Quando vi è un santuario c’è chi lo controlla ed impedisce a chi vuole di entrare. Gesù è venuto per “togliere il velo”, ora nulla può impedire l’accesso a Dio.

Non vi è più alcun tempio, ora siamo noi il tempio, la nostra carne è la dimora di Dio. Quello che chiamiamo “chiesa” sono le persone insieme, l’assemblea aperta a chi vuole partecipare alla proposta di Cristo.

Il disegno di Dio è che da ora possiamo essere felici se accogliamo la sua proposta che coincide con l’aspirazione di ogni uomo e donna.

Finora molti pensano che a fare la felicità sono denaro, potere, gloria, dominio. No, non risolve niente.

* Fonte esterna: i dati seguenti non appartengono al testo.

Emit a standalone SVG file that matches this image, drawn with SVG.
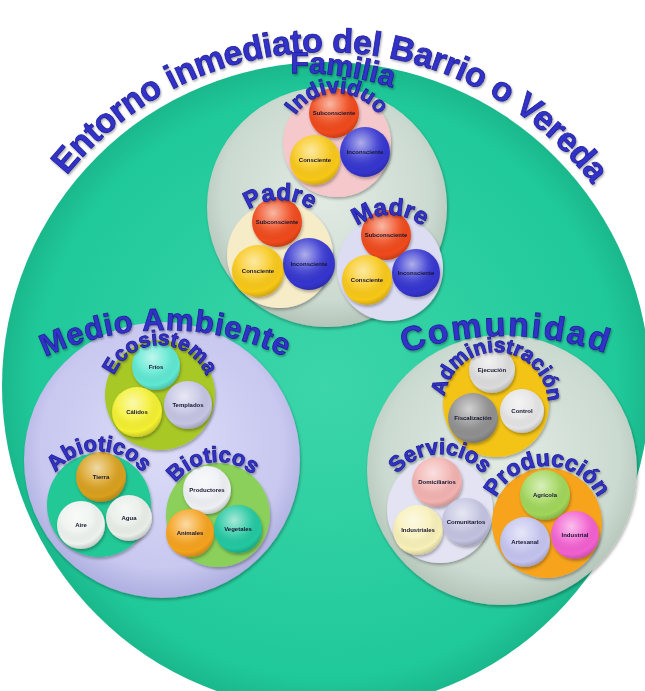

Poi vi è un’immagine: la donna vestita di sole (12,10) che dice “Ora è venuta la salvezza…. è precipitato giù l’accusatore dei nostri fratelli … ma essi lo hanno vinto      per mezzo del sangue dell’agnello.”

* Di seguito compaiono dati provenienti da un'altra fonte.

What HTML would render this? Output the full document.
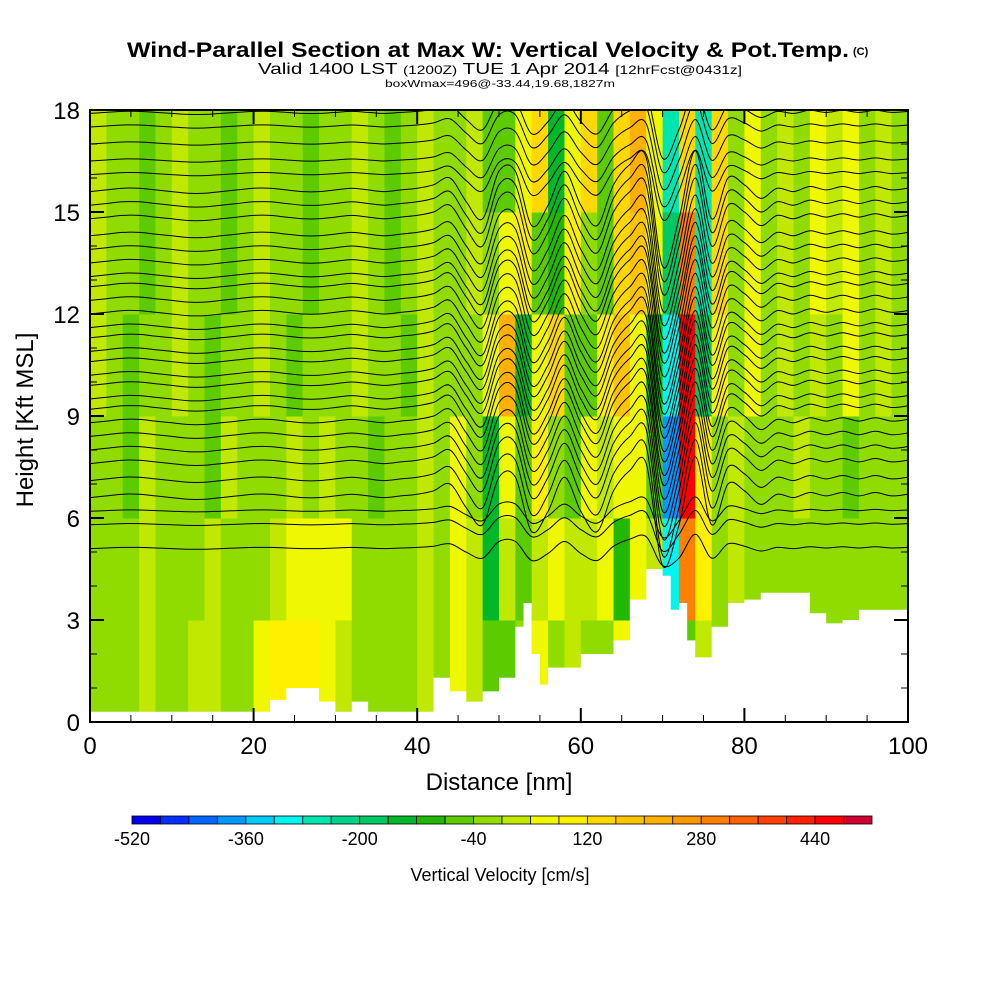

Gettato giù dal cielo l’accusatore che voleva innalzarsi (poi usa una serie di altri titoli: drago, serpente, satana, ….).

Chi è l’accusatore? L’impero romano? No, ma nel Nuovo Testamento sono sempre  “scribi, farisei, sommo sacerdote” che il Nuovo Testamento riconosce come avversari di Gesù per colpirlo.

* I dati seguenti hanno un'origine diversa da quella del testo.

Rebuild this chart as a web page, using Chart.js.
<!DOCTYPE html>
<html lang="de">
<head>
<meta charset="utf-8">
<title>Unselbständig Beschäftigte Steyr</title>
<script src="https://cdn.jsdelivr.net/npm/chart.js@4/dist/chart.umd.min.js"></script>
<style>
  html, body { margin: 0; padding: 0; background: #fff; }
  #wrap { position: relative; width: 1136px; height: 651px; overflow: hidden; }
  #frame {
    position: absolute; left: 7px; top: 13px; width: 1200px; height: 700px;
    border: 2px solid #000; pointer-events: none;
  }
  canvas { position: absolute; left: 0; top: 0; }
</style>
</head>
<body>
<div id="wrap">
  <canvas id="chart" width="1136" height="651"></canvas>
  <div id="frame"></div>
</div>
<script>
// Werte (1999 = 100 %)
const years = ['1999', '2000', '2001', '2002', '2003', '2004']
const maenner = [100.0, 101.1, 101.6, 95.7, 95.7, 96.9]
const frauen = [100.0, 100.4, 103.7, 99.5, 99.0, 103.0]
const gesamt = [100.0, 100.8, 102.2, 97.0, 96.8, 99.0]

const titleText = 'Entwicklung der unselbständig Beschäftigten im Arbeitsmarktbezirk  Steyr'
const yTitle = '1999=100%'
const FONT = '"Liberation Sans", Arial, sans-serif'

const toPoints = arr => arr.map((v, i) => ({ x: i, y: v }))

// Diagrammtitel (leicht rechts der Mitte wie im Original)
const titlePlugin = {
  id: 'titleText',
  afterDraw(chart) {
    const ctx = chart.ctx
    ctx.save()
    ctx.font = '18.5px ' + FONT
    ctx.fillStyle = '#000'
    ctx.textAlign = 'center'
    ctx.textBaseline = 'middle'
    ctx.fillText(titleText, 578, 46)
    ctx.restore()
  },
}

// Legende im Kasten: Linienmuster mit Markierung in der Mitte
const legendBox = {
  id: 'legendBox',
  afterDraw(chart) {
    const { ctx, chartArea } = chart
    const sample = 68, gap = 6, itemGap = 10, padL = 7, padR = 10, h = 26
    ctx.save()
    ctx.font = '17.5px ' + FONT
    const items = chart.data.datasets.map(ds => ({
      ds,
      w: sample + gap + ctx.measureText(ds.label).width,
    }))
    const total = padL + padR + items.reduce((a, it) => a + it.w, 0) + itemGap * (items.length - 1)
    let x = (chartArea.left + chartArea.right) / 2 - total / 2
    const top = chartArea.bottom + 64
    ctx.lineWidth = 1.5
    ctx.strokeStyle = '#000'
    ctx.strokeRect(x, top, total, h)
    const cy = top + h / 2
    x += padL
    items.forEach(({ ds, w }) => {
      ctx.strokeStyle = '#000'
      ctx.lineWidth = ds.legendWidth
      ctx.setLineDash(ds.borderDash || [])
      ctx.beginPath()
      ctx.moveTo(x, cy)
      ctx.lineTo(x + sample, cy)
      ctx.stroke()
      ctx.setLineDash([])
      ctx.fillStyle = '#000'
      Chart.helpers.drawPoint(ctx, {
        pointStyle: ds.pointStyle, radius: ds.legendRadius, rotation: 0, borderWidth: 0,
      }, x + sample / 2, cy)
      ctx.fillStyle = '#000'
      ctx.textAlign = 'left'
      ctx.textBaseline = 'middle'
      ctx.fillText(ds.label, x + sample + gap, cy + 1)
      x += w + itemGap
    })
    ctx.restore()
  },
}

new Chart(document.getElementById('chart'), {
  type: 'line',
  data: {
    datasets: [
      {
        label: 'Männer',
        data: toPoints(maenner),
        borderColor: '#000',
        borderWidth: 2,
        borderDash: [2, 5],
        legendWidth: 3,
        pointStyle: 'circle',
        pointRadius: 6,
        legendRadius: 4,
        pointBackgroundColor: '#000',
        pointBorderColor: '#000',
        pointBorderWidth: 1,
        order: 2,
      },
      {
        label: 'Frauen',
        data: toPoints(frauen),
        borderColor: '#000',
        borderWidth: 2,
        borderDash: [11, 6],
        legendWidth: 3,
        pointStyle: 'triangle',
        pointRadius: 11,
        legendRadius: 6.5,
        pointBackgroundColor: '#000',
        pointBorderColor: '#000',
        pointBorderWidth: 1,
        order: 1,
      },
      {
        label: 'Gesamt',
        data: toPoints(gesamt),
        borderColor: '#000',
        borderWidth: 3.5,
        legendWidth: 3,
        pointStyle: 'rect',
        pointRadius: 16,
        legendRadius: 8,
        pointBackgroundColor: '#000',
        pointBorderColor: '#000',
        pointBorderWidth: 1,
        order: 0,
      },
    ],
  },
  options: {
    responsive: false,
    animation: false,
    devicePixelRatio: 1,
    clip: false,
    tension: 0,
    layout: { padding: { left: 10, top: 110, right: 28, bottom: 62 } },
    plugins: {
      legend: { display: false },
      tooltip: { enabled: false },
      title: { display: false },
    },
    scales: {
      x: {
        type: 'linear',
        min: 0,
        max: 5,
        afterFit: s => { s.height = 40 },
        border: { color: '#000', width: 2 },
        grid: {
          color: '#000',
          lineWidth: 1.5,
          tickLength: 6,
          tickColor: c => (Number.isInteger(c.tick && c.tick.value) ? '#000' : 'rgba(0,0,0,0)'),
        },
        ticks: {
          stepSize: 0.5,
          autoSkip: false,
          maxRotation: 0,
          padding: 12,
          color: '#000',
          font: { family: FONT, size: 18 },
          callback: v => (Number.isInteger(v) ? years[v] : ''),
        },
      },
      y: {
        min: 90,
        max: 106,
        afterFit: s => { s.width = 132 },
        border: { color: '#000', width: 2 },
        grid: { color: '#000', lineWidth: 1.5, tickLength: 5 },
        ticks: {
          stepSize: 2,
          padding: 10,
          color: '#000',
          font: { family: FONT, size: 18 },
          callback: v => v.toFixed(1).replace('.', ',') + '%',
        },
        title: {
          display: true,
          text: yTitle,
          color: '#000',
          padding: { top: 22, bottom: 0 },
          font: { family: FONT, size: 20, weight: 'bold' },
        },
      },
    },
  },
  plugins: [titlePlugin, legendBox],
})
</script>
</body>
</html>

Scompare chi punta il dito per accusarci e dovrebbe scomparire anche il senso di colpa  che distrugge la vita di chi vorrebbe vivere la fede in un certo modo.

L’Apocalisse ,la conoscenza svelata, profonda è per la felicità di tutti!

Ecco, allora, l’Apocalisse, rivelazione  delle beatitudini: nessun ostacolo, nessuna paura, non possiamo tradire il messaggio di Cristo.

Ora che essere cristiani non è imposto per forza, come fu dopo Costantino, possiamo liberamente fare nostre le novità del Vangelo.

Questo libro è scritto per una lettura comunitaria “Beato colui che legge, beati coloro che ascoltano”. Applichiamolo alla nostra situazione.

 

N.B.: le mie riflessioni sono prese da Ricardo Perez Marquez “Apocalisse nella Chiesa” – Cittadella editrice – e dalle sue conferenze al Centro Biblico Vannucci.